══ Source excerpt
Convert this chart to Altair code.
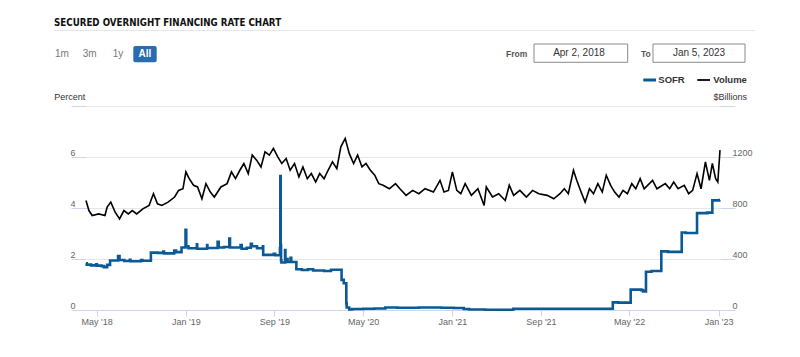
import altair as alt
import pandas as pd

# ---------------- data ----------------
sofr_dates = ["2018-04-02","2018-04-04","2018-04-16","2018-04-30","2018-05-02","2018-05-15","2018-05-21","2018-05-30",
              "2018-06-07","2018-06-29","2018-07-03","2018-07-16","2018-07-31","2018-08-02","2018-08-31","2018-09-04",
              "2018-09-27","2018-10-15","2018-10-31","2018-11-02","2018-11-30","2018-12-05","2018-12-20","2018-12-31",
              "2019-01-02","2019-01-08","2019-01-31","2019-02-01","2019-02-28","2019-03-01","2019-03-29","2019-04-01",
              "2019-04-15","2019-04-30","2019-05-02","2019-05-31","2019-06-03","2019-06-17","2019-06-28","2019-07-01",
              "2019-07-15","2019-07-31","2019-08-01","2019-08-30","2019-09-03","2019-09-16","2019-09-17","2019-09-18",
              "2019-09-19","2019-09-20","2019-09-30","2019-10-01","2019-10-07","2019-10-15","2019-10-17","2019-10-31",
              "2019-11-15","2019-12-02","2019-12-16","2019-12-31","2020-01-15","2020-02-03","2020-02-18","2020-03-03",
              "2020-03-09","2020-03-16","2020-03-17","2020-03-24","2020-04-01","2020-05-01","2020-06-01","2020-07-01",
              "2020-08-03","2020-09-01","2020-10-01","2020-11-02","2020-12-01","2021-01-04","2021-02-01","2021-02-16",
              "2021-04-01","2021-06-17","2022-01-03","2022-03-17","2022-04-01","2022-05-05","2022-06-03","2022-06-08",
              "2022-06-16","2022-07-01","2022-07-28","2022-08-15","2022-09-22","2022-10-03","2022-11-03","2022-12-01",
              "2022-12-15","2023-01-03","2023-01-05"]
sofr_values = [1.83,1.78,1.75,1.79,1.74,1.72,1.68,1.77,
               1.94,2.12,1.96,1.92,1.97,1.91,1.96,1.93,
               2.25,2.24,2.29,2.22,2.33,2.27,2.45,3.15,
               2.50,2.42,2.58,2.40,2.55,2.43,2.67,2.45,
               2.47,2.80,2.45,2.55,2.40,2.44,2.60,2.50,
               2.42,2.50,2.16,2.20,2.15,2.43,5.25,2.55,
               1.95,1.86,2.35,2.00,1.88,2.05,1.88,1.60,
               1.57,1.60,1.55,1.55,1.53,1.58,1.58,1.18,
               1.05,0.26,0.10,0.02,0.04,0.05,0.06,0.10,
               0.09,0.09,0.10,0.10,0.09,0.08,0.04,0.02,
               0.01,0.05,0.05,0.30,0.29,0.80,0.78,0.73,
               1.50,1.53,2.30,2.28,3.04,3.02,3.80,3.82,
               4.30,4.31,4.31]

vol_dates = ["2018-04-02","2018-04-10","2018-04-19","2018-05-07","2018-05-24","2018-05-30","2018-06-09","2018-06-21",
             "2018-07-03","2018-07-15","2018-07-27","2018-08-07","2018-08-19","2018-09-05","2018-09-22","2018-10-04",
             "2018-10-15","2018-10-27","2018-11-13","2018-12-01","2018-12-12","2018-12-24","2019-01-01","2019-01-10",
             "2019-01-22","2019-02-02","2019-02-14","2019-02-25","2019-03-09","2019-03-20","2019-04-07","2019-04-24",
             "2019-05-06","2019-05-17","2019-05-29","2019-06-09","2019-06-21","2019-07-02","2019-07-14","2019-07-26",
             "2019-08-06","2019-08-18","2019-08-29","2019-09-10","2019-09-21","2019-10-03","2019-10-14","2019-10-26",
             "2019-11-07","2019-11-18","2019-11-30","2019-12-11","2019-12-23","2020-01-03","2020-01-15","2020-01-26",
             "2020-02-07","2020-02-19","2020-03-01","2020-03-13","2020-03-24","2020-04-05","2020-04-16","2020-04-28",
             "2020-05-09","2020-05-21","2020-06-02","2020-06-13","2020-06-25","2020-07-12","2020-07-29","2020-08-10",
             "2020-08-27","2020-09-14","2020-10-01","2020-10-18","2020-11-10","2020-11-28","2020-12-09","2020-12-21",
             "2021-01-01","2021-01-13","2021-01-24","2021-02-05","2021-02-22","2021-03-12","2021-03-29","2021-04-04",
             "2021-04-21","2021-05-08","2021-05-26","2021-06-06","2021-06-18","2021-07-05","2021-07-23","2021-08-09",
             "2021-08-26","2021-09-18","2021-10-06","2021-10-23","2021-11-04","2021-11-15","2021-11-29","2021-12-08",
             "2021-12-20","2021-12-31","2022-01-12","2022-01-23","2022-02-04","2022-02-16","2022-02-27","2022-03-11",
             "2022-03-22","2022-04-03","2022-04-14","2022-04-26","2022-05-08","2022-05-19","2022-05-31","2022-06-11",
             "2022-07-04","2022-07-16","2022-08-08","2022-08-20","2022-08-31","2022-09-12","2022-09-29","2022-10-11",
             "2022-10-22","2022-11-03","2022-11-14","2022-11-26","2022-12-07","2022-12-15","2022-12-24","2022-12-30",
             "2023-01-05"]
vol_values = [859,780,741,754,741,807,846,767,
              714,780,754,780,754,793,820,912,
              833,820,846,886,938,951,1083,1030,
              978,965,872,991,925,886,965,991,
              1083,1030,1096,1149,1070,1215,1175,1122,
              1241,1215,1267,1201,1149,1188,1096,1149,
              1044,1122,1030,1070,1004,1070,1030,1096,
              1162,1109,1280,1346,1228,1149,1215,1122,
              1149,1096,1057,991,978,951,991,951,
              899,938,912,951,925,1017,925,938,
              1083,938,912,991,899,951,820,965,
              886,912,859,978,899,938,886,938,
              912,899,872,912,951,912,1096,1017,
              925,846,951,912,991,925,1057,978,
              925,886,938,912,991,951,1030,951,
              1017,951,991,951,1004,951,978,912,
              938,1070,951,1162,1017,1149,1030,1004,
              1254]

x_tick_dates = ["2018-05-01","2019-01-01","2019-09-01","2020-05-01","2021-01-01","2021-09-01","2022-05-01","2023-01-01"]
left_ticks = [0, 2, 4, 6, 8]
right_ticks = [0, 400, 800, 1200, 1600]

sofr_df = pd.DataFrame({"date": [d + "T00:00:00" for d in sofr_dates], "sofr": sofr_values})
vol_df = pd.DataFrame({"date": [d + "T00:00:00" for d in vol_dates], "vol": vol_values})

def dt(s):
    y, m, d = (int(p) for p in s.split("-"))
    return alt.DateTime(year=y, month=m, date=d)

FONT = "Liberation Sans, Arial, sans-serif"
TITLE_FONT = "DejaVu Sans Condensed, sans-serif"
BLUE = "#0b5a96"
AXC = "#ccd6eb"

x_enc = alt.X(
    "date:T",
    scale=alt.Scale(domain=[dt("2018-04-02"), dt("2023-01-05")]),
    axis=alt.Axis(values=[dt(s) for s in x_tick_dates], format="%b '%y", title=None, grid=False,
                  domainColor=AXC, tickColor=AXC, tickSize=6, labelPadding=1,
                  labelFontSize=9, labelColor="#666", labelFont=FONT, labelFlush=False),
)

sofr_line = alt.Chart(sofr_df).mark_line(interpolate="step-after", color=BLUE, strokeWidth=2.6).encode(
    x=x_enc,
    y=alt.Y("sofr:Q", scale=alt.Scale(domain=[0, 8], nice=False),
            axis=alt.Axis(orient="left", values=left_ticks, title=None, grid=True, gridColor="#e6e6e6",
                          domain=False, ticks=True, tickSize=15, tickColor=AXC,
                          labelAlign="left", labelBaseline="bottom", labelPadding=1,
                          labelFontSize=9, labelColor="#666", labelFont=FONT,
                          labelExpr="datum.value == 8 ? '' : datum.label")),
)

vol_line = alt.Chart(vol_df).mark_line(color="#000000", strokeWidth=1.6, strokeJoin="miter").encode(
    x=x_enc,
    y=alt.Y("vol:Q", scale=alt.Scale(domain=[0, 1600], nice=False),
            axis=alt.Axis(orient="right", values=right_ticks, title=None, grid=False, format="d",
                          domain=False, ticks=True, tickSize=15, tickColor=AXC,
                          labelAlign="left", labelBaseline="bottom", labelPadding=-3,
                          labelFontSize=9, labelColor="#666", labelFont=FONT,
                          labelExpr="datum.value == 1600 ? '' : datum.label")),
)

dummy = pd.DataFrame({"k": [0]})

def txt(s, x, y, size=9, weight="normal", color="#333333", align="left", font=FONT):
    return alt.Chart(dummy).mark_text(text=s, align=align, baseline="middle", fontSize=size,
                                      fontWeight=weight, color=color, font=font).encode(
        x=alt.value(x), y=alt.value(y))

def rule(x1, x2, y, color, w=1):
    return alt.Chart(dummy).mark_rule(color=color, strokeWidth=w).encode(
        x=alt.value(x1), x2=alt.value(x2), y=alt.value(y))

def box(x1, x2, y1, y2, fill, stroke=None, radius=0):
    kw = dict(fill=fill, cornerRadius=radius)
    if stroke:
        kw.update(stroke=stroke, strokeWidth=1)
    return alt.Chart(dummy).mark_rect(**kw).encode(
        x=alt.value(x1), x2=alt.value(x2), y=alt.value(y1), y2=alt.value(y2))

# positions relative to plot origin (86, 106)
decor = [
    txt("SECURED OVERNIGHT FINANCING RATE CHART", -32, -83.5, size=9.7, weight="bold", color="#111", font=TITLE_FONT),
    rule(-32, 669, -75.5, "#e3e6ea"),
    txt("1m", -31, -52.5, size=10, color="#777"),
    txt("3m", -3.3, -52.5, size=10, color="#777"),
    txt("1y", 26.7, -52.5, size=10, color="#777"),
    box(47.3, 70.7, -60, -43.7, "#2a6cb0", radius=2),
    txt("All", 59, -52, size=10, weight="bold", color="#ffffff", align="center"),
    txt("From", 420, -52.5, size=8.5, weight="bold", color="#555"),
    box(448, 541.7, -62, -43.7, "#ffffff", stroke="#8a8a8a"),
    txt("Apr 2, 2018", 493, -52.7, size=10, color="#333", align="center"),
    txt("To", 555, -52.5, size=8.5, weight="bold", color="#555"),
    box(567, 659, -62, -43.7, "#ffffff", stroke="#8a8a8a"),
    txt("Jan 5, 2023", 613, -52.7, size=10, color="#333", align="center"),
    rule(557.3, 570, -26, BLUE, 3),
    txt("SOFR", 572.3, -26, size=9.5, weight="bold", color="#333"),
    rule(611.3, 624, -26, "#000000", 1.8),
    txt("Volume", 627.3, -26, size=9.5, weight="bold", color="#333"),
    txt("$Billions", 661, -8.7, size=9, color="#333", align="right"),
    txt("Percent", -31.7, -8.7, size=9, color="#333"),
]

chart = alt.layer(sofr_line, vol_line, *decor).resolve_scale(y="independent").properties(
    width=634, height=204,
    autosize=alt.AutoSizeParams(type="none"),
    padding={"left": 86, "top": 106, "right": 80, "bottom": 47},
).configure(background="white").configure_view(stroke="transparent", strokeWidth=0)

chart.save("out.html", embed_options={"renderer": "svg", "actions": False})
════
Task: Write down every line from the opening of the listing to the line with "import pandas as pd", both included, and nothing else; the pictures are omitted.

Solution to the problem:
Convert this chart to Altair code.
import altair as alt
import pandas as pd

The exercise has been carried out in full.